Trina Solar beats guidance with 1,026MW module shipment
It also reported good 1Q15 NPAT.
Trina Solar reported clean 1Q15 NPAT of US$15.6m, beating consensus estimates.
According to a research note from Jefferies, the company shipped 1,026MW of modules, exceeding its guidance.
More importantly, the company cost reduction more than offset the decline in module ASPs, leading to 230bps QoQ expansion in gross margin.
Here's more from Jefferies:
1Q15 Highlights: The company shipped 1,026MW of modules in the first quarter, exceeding its guidance of 840-870MW announced in March, while realizing an ASP of US$0.60.
Revenues of US$558m, +26% YoY, -21% QoQ, was 4% above our estimates driven by higher shipments. Gross margin expanded by 230bps QoQ to 18.0% as the overall module production cost fell to US$0.50/W vs. US$52/W in 4Q15, offsetting the 1 cent decline in ASP.
However, higher SG&A and interest expenses as well as FX losses offset the better than expected gross profit. Moreover, non-controlling interest from the module business was higher than expected. If we exclude the FX losses, clean NPAT of US$15.6m beat consensus estimates but was below our estimate.
Improvement in shipment mix. The company has lowered its exposure to China by increasing shipments to Europe, Japan and the US (higher ASP regions).

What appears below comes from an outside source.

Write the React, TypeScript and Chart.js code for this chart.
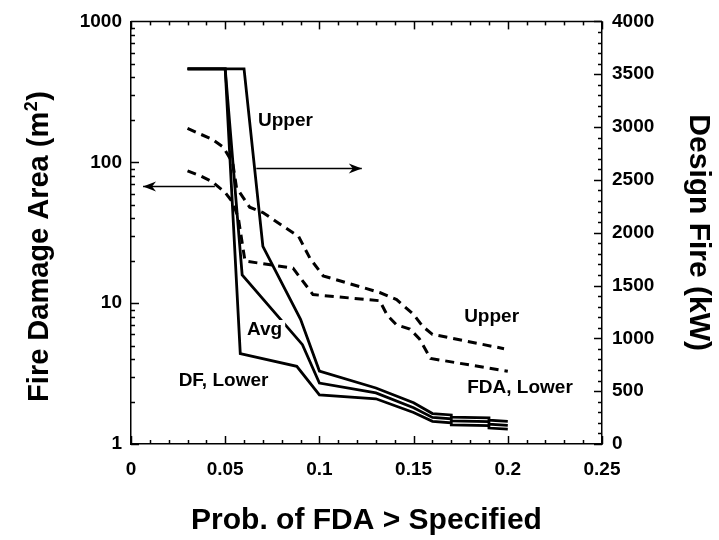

The company expect full year shipment mix of China to decrease from 35% to 28% while increasing shipments to the US, Europe and ROA.
2015 Outlook. The company is confident that it can maintain the high gross margin by further cost reduction while ASP may face downward pressure.
It is guiding 1,100-1,140MW of module shipments including 150-170MW of internal shipments for 2Q15. For the full year, the company reiterated its target of 4.4GW and 4.6GW of module shipments including 700-800MW of internal shipments.
The company expects to connect 700-750MW of downstream projects with around 65-70MW, 300MW and 325MW to be connected in 2Q, 3Q and 4Q15, respectively.
We are revising down our 2015 NPAT estimates by 15% to reflect higher than expected non-controlling interests from the module business.